Le recrutement des Varésans ne se faisait pas à l’aveuglette. Sandro Gamba n’avait pas besoin d’intermédiaire et était en relation étroite avec un agent américain. Il se déplaçait à l’occasion. Avec Bob Morse et le Mexicain Manuel Raga, réputé pour son tir en suspension, Charlie Yelverton fut le 3e étranger d’anthologie de Varese. Ce Noir new-yorkais, drafté au 2e tour par la NBA en 1971, victime de problèmes raciaux, s’était converti en chauffeur de taxi avant que l’Ignis ne lui offre une seconde chance.
Super Dino
Jamais l’Ignis ne serait devenu hégémonique s’il n’avait enfanté il monumento nazionale. C’est de Dino Meneghin dont il s’agit. Un monstre physique de 2,04 m, amoureux de la castagne, né dans un petit village proche de Venise. Lorsqu’il avait six ans, sa famille et lui déménagèrent à Varese, où il fut initié au basket à treize ans. Merci la Providence. Deux ans plus tard, Dino gagnait sa place en équipe 1, laquelle dans la foulée grimpait en Serie A. « Je n’avais pas d’expérience, pas de technique, rien. Mais je m’entraînais dur chaque jour et j’avais de bons professeurs. On avait Toby Kimball comme Américain – un ancien journeyman de NBA – et c’était un super joueur. J’ai commencé à apprendre beaucoup de choses, comment me déplacer, comment shooter. Tout en fait ». Super Dino était ce que l’on appelle un leader. « Il donnait de la voix », précise Morse. « Ce n’était pas toujours agréable » « Bouge tes fesses, fais ci, fais ça… ». Vous pouviez constater qu’à 22 ans, il avait le feeling du jeu. Et l’esprit de compétition. C’était un guerrier, c’est le mot exact. « Tout ce qu’il avait à faire, il le faisait », complète Dan Peterson, un Américain qui fut longtemps coach et commentateur TV dans la Péninsule. « Il était comme une locomotive. Ecoutez, aux Etats-Unis, on dit qu’un gars est un winner. En Italie, nous employons le mot de campione. « C’est un campione ». C’est Dino ».
Dans son livre « Il Basket d’Italia », Jim Patton recueille le commentaire d’un barman, qui d’un trait résume parfaitement Dino Meneghin. « Une équipe n’était pas la même sans lui. Lorsqu’il était à Varese, l’équipe était championne. Il est passé à Milan et l’équipe est devenue championne. Peut-être n’était-ce pas dû entièrement à Dino, mais il est au palmarès. Lorsque son équipe connaissait des moments difficiles, il bandait ses muscles et grognait « Grrrrrrrrr, Dino est là ! » ».
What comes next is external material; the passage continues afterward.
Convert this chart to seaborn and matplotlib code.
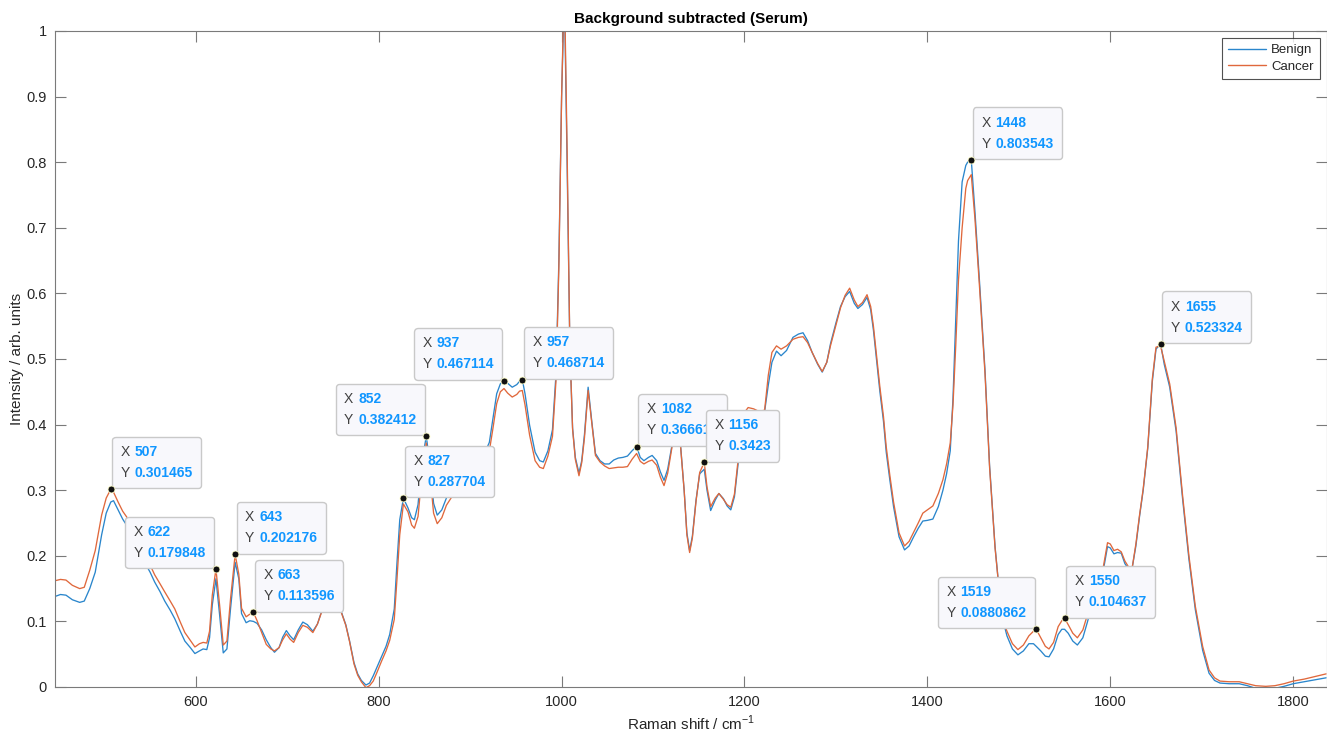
import matplotlib
matplotlib.use("Agg")
import matplotlib.pyplot as plt
from matplotlib.offsetbox import TextArea, HPacker, VPacker, AnnotationBbox
import seaborn as sns
import pandas as pd

# Raman shift axis (cm^-1) and mean background-subtracted spectra
wavenumber = [
    446, 452, 458, 465, 473, 478, 484, 490, 497, 502, 507, 510, 515, 520, 526,
    532, 538, 544, 550, 555, 561, 566, 572, 577, 583, 588, 594, 599, 604, 608,
    612, 615, 618, 622, 626, 630, 634, 638, 643, 647, 650, 655, 659, 663, 667,
    672, 677, 682, 686, 691, 695, 699, 703, 707, 712, 717, 722, 728, 733, 737,
    742, 748, 754, 759, 764, 768, 773, 777, 781, 786, 790, 794, 798, 803, 808,
    812, 817, 820, 823, 827, 832, 836, 839, 843, 847, 852, 856, 860, 864, 869,
    874, 880, 887, 895, 903, 911, 917, 921, 925, 929, 933, 937, 941, 946, 951,
    954, 957, 960, 965, 971, 976, 980, 985, 990, 994, 997, 1000, 1003, 1006, 1009,
    1012, 1015, 1019, 1022, 1025, 1029, 1033, 1037, 1042, 1047, 1052, 1057, 1062, 1067, 1072,
    1077, 1082, 1086, 1090, 1095, 1099, 1104, 1108, 1112, 1116, 1121, 1126, 1130, 1134, 1137,
    1140, 1143, 1147, 1151, 1156, 1159, 1163, 1168, 1172, 1177, 1181, 1185, 1189, 1193, 1198,
    1204, 1210, 1216, 1222, 1226, 1230, 1235, 1240, 1246, 1253, 1259, 1264, 1269, 1274, 1280,
    1285, 1290, 1294, 1300, 1305, 1310, 1315, 1320, 1324, 1329, 1334, 1338, 1341, 1345, 1348,
    1352, 1355, 1359, 1363, 1369, 1375, 1380, 1385, 1390, 1395, 1400, 1406, 1412, 1417, 1421,
    1425, 1428, 1431, 1434, 1438, 1442, 1444, 1448, 1452, 1457, 1463, 1468, 1474, 1479, 1483,
    1487, 1493, 1499, 1505, 1511, 1516, 1519, 1524, 1529, 1533, 1538, 1543, 1547, 1550, 1554,
    1559, 1564, 1570, 1575, 1580, 1586, 1592, 1597, 1600, 1604, 1608, 1612, 1616, 1620, 1624,
    1628, 1632, 1636, 1641, 1646, 1650, 1655, 1659, 1665, 1672, 1679, 1686, 1693, 1701, 1708,
    1714, 1720, 1730, 1741, 1750, 1759, 1770, 1780, 1790, 1800, 1812, 1824, 1836,
]

benign = [
    0.138, 0.141, 0.140, 0.133, 0.129, 0.131, 0.150, 0.175, 0.232, 0.265, 0.282, 0.284, 0.270, 0.256, 0.243,
    0.230, 0.212, 0.190, 0.175, 0.160, 0.145, 0.131, 0.117, 0.104, 0.085, 0.070, 0.060, 0.051, 0.055, 0.058,
    0.057, 0.075, 0.125, 0.165, 0.110, 0.052, 0.058, 0.120, 0.190, 0.165, 0.112, 0.098, 0.101, 0.100, 0.097,
    0.087, 0.072, 0.060, 0.053, 0.060, 0.076, 0.086, 0.078, 0.072, 0.087, 0.099, 0.095, 0.085, 0.096, 0.113,
    0.125, 0.135, 0.130, 0.115, 0.095, 0.071, 0.037, 0.020, 0.010, 0.003, 0.006, 0.017, 0.030, 0.046, 0.062,
    0.080, 0.119, 0.190, 0.255, 0.287704, 0.273, 0.258, 0.255, 0.278, 0.340, 0.382412, 0.340, 0.280, 0.262, 0.270,
    0.288, 0.300, 0.310, 0.318, 0.330, 0.345, 0.360, 0.373, 0.410, 0.447, 0.462, 0.467114, 0.463, 0.457, 0.461,
    0.466, 0.468714, 0.447, 0.399, 0.358, 0.345, 0.343, 0.360, 0.392, 0.480, 0.650, 0.900, 1.060, 0.800, 0.520,
    0.395, 0.350, 0.326, 0.345, 0.385, 0.457, 0.405, 0.356, 0.345, 0.340, 0.340, 0.346, 0.349, 0.350, 0.352,
    0.360, 0.366611, 0.350, 0.345, 0.350, 0.353, 0.345, 0.328, 0.315, 0.332, 0.371, 0.395, 0.370, 0.300, 0.235,
    0.208, 0.230, 0.285, 0.325, 0.332, 0.300, 0.269, 0.285, 0.295, 0.287, 0.276, 0.270, 0.290, 0.340, 0.395,
    0.418, 0.420, 0.418, 0.420, 0.460, 0.495, 0.512, 0.505, 0.513, 0.533, 0.538, 0.540, 0.528, 0.510, 0.492,
    0.480, 0.495, 0.523, 0.555, 0.580, 0.595, 0.603, 0.585, 0.577, 0.583, 0.594, 0.575, 0.544, 0.490, 0.451,
    0.405, 0.358, 0.315, 0.275, 0.229, 0.209, 0.215, 0.229, 0.242, 0.253, 0.254, 0.256, 0.275, 0.300, 0.325,
    0.360, 0.440, 0.560, 0.680, 0.770, 0.795, 0.800, 0.803543, 0.725, 0.618, 0.483, 0.338, 0.214, 0.140, 0.100,
    0.078, 0.058, 0.049, 0.055, 0.066, 0.066, 0.062, 0.055, 0.047, 0.046, 0.058, 0.080, 0.088, 0.088, 0.082,
    0.070, 0.064, 0.075, 0.099, 0.125, 0.150, 0.175, 0.214, 0.212, 0.203, 0.205, 0.204, 0.188, 0.180, 0.182,
    0.215, 0.260, 0.300, 0.364, 0.466, 0.515, 0.523324, 0.492, 0.457, 0.390, 0.288, 0.195, 0.118, 0.056, 0.021,
    0.010, 0.006, 0.005, 0.005, 0.002, -0.002, -0.003, -0.002, 0.001, 0.005, 0.008, 0.011, 0.014,
]

cancer = [
    0.162, 0.164, 0.163, 0.155, 0.150, 0.152, 0.178, 0.208, 0.262, 0.288, 0.301465, 0.297, 0.282, 0.268, 0.256,
    0.242, 0.224, 0.202, 0.186, 0.171, 0.157, 0.145, 0.131, 0.119, 0.099, 0.083, 0.071, 0.061, 0.066, 0.068,
    0.067, 0.085, 0.140, 0.179848, 0.125, 0.064, 0.070, 0.135, 0.202176, 0.172, 0.120, 0.107, 0.111, 0.113596, 0.101,
    0.083, 0.065, 0.058, 0.055, 0.060, 0.072, 0.081, 0.073, 0.068, 0.083, 0.094, 0.091, 0.083, 0.096, 0.112,
    0.125, 0.135, 0.130, 0.114, 0.094, 0.070, 0.035, 0.018, 0.008, -0.001, 0.002, 0.009, 0.022, 0.039, 0.055,
    0.071, 0.103, 0.165, 0.232, 0.279, 0.267, 0.247, 0.242, 0.260, 0.320, 0.372, 0.325, 0.265, 0.249, 0.258,
    0.277, 0.290, 0.300, 0.310, 0.320, 0.334, 0.345, 0.360, 0.395, 0.432, 0.450, 0.455, 0.448, 0.442, 0.446,
    0.451, 0.452, 0.430, 0.384, 0.345, 0.335, 0.333, 0.352, 0.382, 0.470, 0.640, 0.900, 1.080, 0.820, 0.520,
    0.393, 0.347, 0.322, 0.342, 0.380, 0.452, 0.402, 0.353, 0.343, 0.337, 0.333, 0.334, 0.335, 0.335, 0.336,
    0.347, 0.356, 0.344, 0.340, 0.344, 0.346, 0.338, 0.320, 0.307, 0.326, 0.368, 0.395, 0.368, 0.300, 0.232,
    0.205, 0.227, 0.283, 0.327, 0.3423, 0.305, 0.275, 0.288, 0.295, 0.286, 0.278, 0.274, 0.294, 0.346, 0.415,
    0.426, 0.424, 0.420, 0.422, 0.475, 0.510, 0.520, 0.515, 0.520, 0.530, 0.533, 0.534, 0.525, 0.510, 0.493,
    0.481, 0.495, 0.520, 0.552, 0.578, 0.597, 0.608, 0.590, 0.580, 0.586, 0.598, 0.580, 0.550, 0.497, 0.458,
    0.412, 0.366, 0.322, 0.282, 0.235, 0.215, 0.222, 0.236, 0.250, 0.265, 0.270, 0.276, 0.295, 0.316, 0.340,
    0.372, 0.430, 0.520, 0.620, 0.700, 0.760, 0.772, 0.781, 0.714, 0.610, 0.478, 0.335, 0.212, 0.140, 0.102,
    0.085, 0.066, 0.057, 0.064, 0.078, 0.085, 0.0880862, 0.075, 0.062, 0.058, 0.068, 0.092, 0.101, 0.104637, 0.095,
    0.082, 0.075, 0.087, 0.110, 0.135, 0.158, 0.180, 0.220, 0.218, 0.208, 0.210, 0.206, 0.192, 0.183, 0.182,
    0.218, 0.262, 0.302, 0.366, 0.470, 0.518, 0.520, 0.497, 0.462, 0.395, 0.293, 0.200, 0.123, 0.062, 0.026,
    0.014, 0.009, 0.008, 0.008, 0.005, 0.002, 0.001, 0.002, 0.005, 0.009, 0.012, 0.016, 0.020,
]

# Data tips: position, value and which side of the point the tip sits on
tip_x = [507, 622, 643, 663, 827, 852, 937, 957, 1082, 1156, 1448, 1519, 1550, 1655]
tip_y = [0.301465, 0.179848, 0.202176, 0.113596, 0.287704, 0.382412, 0.467114,
         0.468714, 0.366611, 0.3423, 0.803543, 0.0880862, 0.104637, 0.523324]
tip_side = ["right", "left", "right", "right", "right", "left", "left",
            "right", "right", "right", "right", "left", "right", "right"]

series_names = ["Benign", "Cancer"]
series_colors = ["#2a86cc", "#e0683c"]

df = pd.concat([
    pd.DataFrame({"shift": wavenumber, "intensity": benign, "group": series_names[0]}),
    pd.DataFrame({"shift": wavenumber, "intensity": cancer, "group": series_names[1]}),
])

sns.set_theme(style="white")
plt.rcParams["font.family"] = ["Liberation Sans", "DejaVu Sans"]
plt.rcParams["mathtext.fontset"] = "custom"
plt.rcParams["mathtext.rm"] = "Liberation Sans"

fig = plt.figure(figsize=(13.27, 7.36), dpi=100)
ax = fig.add_axes([55 / 1327, 49 / 736, 1272 / 1327, 656 / 736])

sns.lineplot(data=df, x="shift", y="intensity", hue="group",
             palette=dict(zip(series_names, series_colors)),
             estimator=None, sort=False, linewidth=0.95, ax=ax)

ax.set_xlim(446, 1837)
ax.set_ylim(0, 1)
ax.set_xticks([600, 800, 1000, 1200, 1400, 1600, 1800])
ax.set_yticks([i / 10 for i in range(11)])
ax.set_yticklabels(["0"] + [f"{i / 10:g}" for i in range(1, 10)] + ["1"])

axis_gray = "#262626"
for sp in ax.spines.values():
    sp.set_visible(True)
    sp.set_color("#7a7a7a")
    sp.set_linewidth(0.8)
ax.tick_params(axis="both", which="major", direction="in", length=8, width=0.8,
               color="#7a7a7a", labelsize=10.5, labelcolor=axis_gray,
               top=True, right=True, bottom=True, left=True, pad=6)

ax.set_title("Background subtracted (Serum)", fontsize=11, fontweight="bold",
             color="black", pad=6)
ax.set_xlabel(r"Raman shift / cm$^{-1}$", fontsize=11, color=axis_gray, labelpad=3)
ax.set_ylabel("Intensity / arb. units", fontsize=11, color=axis_gray, labelpad=2)

leg = ax.legend(loc="upper right", fontsize=9.5, frameon=True, fancybox=False,
                handlelength=2.9, handletextpad=0.4, borderpad=0.45,
                labelspacing=0.3, borderaxespad=0.55)
leg.set_title(None)
leg.get_frame().set_edgecolor("#262626")
leg.get_frame().set_linewidth(0.8)
for line in leg.get_lines():
    line.set_linewidth(1.0)

# Data tip boxes with black markers
label_gray = "#404040"
value_blue = "#1096ff"
box_pad = 0.6          # box padding, in units of the 10 pt mutation scale
pad_pt = box_pad * 10
for i, (tx, ty, side) in enumerate(zip(tip_x, tip_y, tip_side)):
    key_props = dict(color=label_gray, fontsize=10, family="Liberation Sans")
    val_props = dict(color=value_blue, fontsize=10, fontweight="bold",
                     family="Liberation Sans")
    row_x = HPacker(children=[TextArea("X", textprops=key_props),
                              TextArea(f"{tx:g}", textprops=val_props)],
                    sep=3.5, pad=0, align="baseline")
    row_y = HPacker(children=[TextArea("Y", textprops=key_props),
                              TextArea(f"{ty:g}", textprops=val_props)],
                    sep=3.5, pad=0, align="baseline")
    body = VPacker(children=[row_x, row_y], sep=5, pad=0, align="left")
    if side == "right":
        offset, align = (pad_pt + 1.2, pad_pt + 0.6), (0, 0)
    else:
        offset, align = (-(pad_pt + 1.2), pad_pt + 0.6), (1, 0)
    ab = AnnotationBbox(body, (tx, ty), xybox=offset, xycoords="data",
                        boxcoords="offset points", box_alignment=align,
                        fontsize=10, pad=box_pad,
                        bboxprops=dict(boxstyle=f"round,pad={box_pad},rounding_size=0.25",
                                       facecolor="#f8f8fc", edgecolor="#c9c9c9",
                                       linewidth=1.0))
    ab.set_zorder(10 + i)
    ax.add_artist(ab)
    ax.plot([tx], [ty], marker="o", markersize=5, markerfacecolor="#111111",
            markeredgecolor="#ffffcc", markeredgewidth=0.6, linestyle="none",
            zorder=30)

fig.savefig("out.png", dpi=100, facecolor="white")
Marty Blake était general manager des Atlanta Hawks lorsqu’il drafta l’Italien, en 1970. Très loin… Au 11e tour. Il monumento nazionale est enregistré dans l’encyclopédie de la NBA sous le patronyme de « Deno Mengham ». Cela en dit long sur la considération que les Etats-Unis portaient alors aux Européens. « C’était un super rebondeur, un super défenseur. Tous ceux qui racontent qu’il n’aurait pas été un super power forward en NBA ne savent pas de quoi ils parlent », commente Marty Blake qui fut ensuite le responsable du scouting pour toute la ligue. « C’est dommage de ne pas avoir essayé », dira l’intéressé. « La NBA est comme un rêve ici. Mais vous ne pouvez pas tout avoir dans la vie. Alors peut-être que dans la prochaine vie, j’essayerai ».
Il faut savoir que s’il avait été signé par la NBA, Dino aurait été alors proprement disqualifié des compétitions FIBA. Et puis, il était pieds et poings liés avec l’Ignis. A l’époque, un jeune joueur en signant sa licence, devenait la propriété du club. Pas moyen de s’évader. Un système moyenâgeux qui réduisait les transferts, les surenchères. Un système qui fit la fortune de Varèse.